De la diffusion des meetings politiques
Conformément aux dispositions du Décret-loi 116 du 02 novembre 2011 relatives à la liberté de communication audiovisuelle et partant des principes même du travail journalistique, les journalistes ont l’entière liberté -et responsabilité- de concevoir leur plan de campagne en période de couverture électorale. Ils ont toute la latitude de fixer librement les angles de traitement journalistique qu’ils réservent à cette campagne (faire une interview en face-à-face, organiser un débat entre candidats, analyser un programme, couvrir un événement tel qu’un meeting électoral, …). Cela relève bien évidemment de leur entière liberté éditoriale.
Cependant, et en vertu des principes énoncés par la loi électorale du 26 mai 2014 et l’arrêté conjoint ISIE-HAICA du 05 juillet 2014 et du Décret-loi 116, les médias audiovisuels sont appelés à assurer une couverture équitable, donner accès aux différents candidats et aux différents partis et leur réserver, dans leur plan de couverture, une place au moins proportionnelle à leur présence sur la carte électorale. C’est pourquoi, les médias audiovisuels sont appelés à respecter, dans tout type de couverture pour lequel ils optent, le principe d’une juste comptabilité des temps de parole et d’antenne des différents candidats et respecter ainsi les principes énoncés notamment dans l’arrêté ISIE-HAICA. Même s’ils ne peuvent pas appliquer scrupuleusement ces principes, ils doivent au moins le faire dans les grandes proportions prévues dans le cadre réglementaire. En tout cas, les rapports intermédiaires de la HAICA sur le pluralisme permettront de relever, le cas échéant, les déséquilibres et d’apprécier le degré de respect du principe de l’equité, inhérent à une couverture équitable des élections.

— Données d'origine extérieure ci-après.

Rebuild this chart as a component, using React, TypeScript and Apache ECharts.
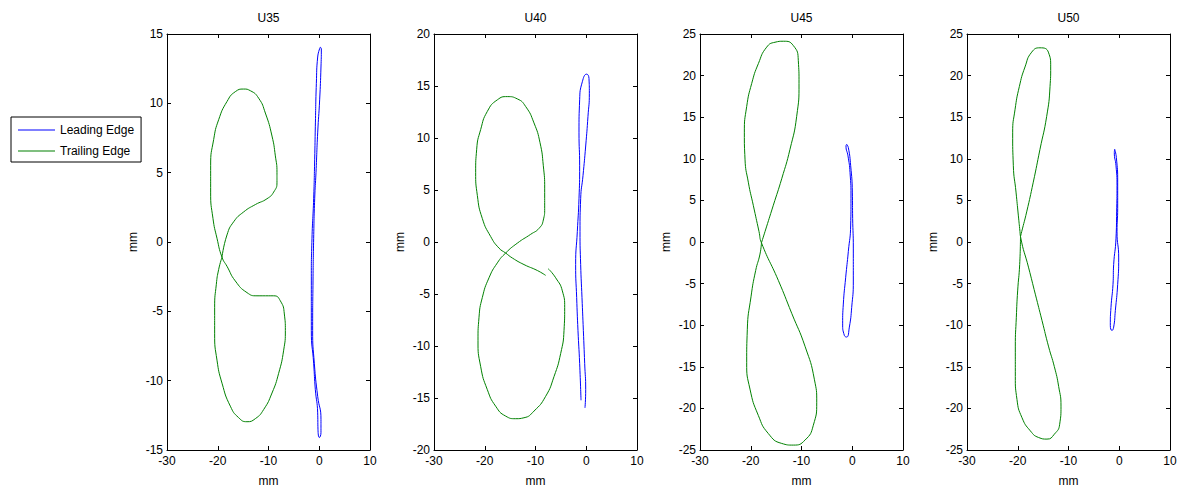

On peut toutefois rappeler que sur le plan de la pratique journalistique, la diffusion et la rediffusion in-extenso de meetings politiques sur certaines chaînes, comme nous l’avons constaté ces derniers jours dans le paysage médiatique tunisien, relèvent tout simplement et selon tous les spécialistes des médias, du degré zéro du journalisme. Cette pratique ne reflète en effet aucune créativité journalistique ni aucun effort visant à synthétiser, expliquer et présenter une information élaborée et qui répond aux critères de qualité à son public. Bien plus, ce genre de pratiques – qui peut d’ailleurs être assimilé à la publicité ou à la propagande politique, interdite en Tunisie (voir notamment l’article 45 du décret-loi 116 et de l’article 57 de la loi électoral du 26 mai 2014) .
Ceci étant, il est inévitable qu’une telle pratique entraînera, presque automatiquement, des déséquilibres préjudiciables en période électorale. Sous réserve de l’analyse des cas particuliers qui peuvent se présenter, cette automaticité pourrait d’ailleurs être considérée comme une circonstance aggravante. Sachant qu’à priori, en diffusant des meetings in-extenso, les radiodiffuseurs ne peuvent décemment pas ignorer qu’ils vont être en situation de déséquilibre .
Il est donc primordial que les médias se préoccupent davantage –au moins ceux qui ne l’ont pas fait jusqu’à présent-, de l’équilibre à assurer entre les catégories A, B, C et D (dont parle l’arrêté conjoint ISIE/HAICA) et de faire bénéficier tous les intervenants du principe d’équité énoncé dans les textes en vigueur. C’est ainsi qu’ils peuvent jouer leur rôle dans la prévention des inégalités entre les partis et éviter les tensions et la confusion. La qualité des médias et de leur travail se mesure aussi au rôle qu’ils jouent en faveur de la paix et de la démocratie.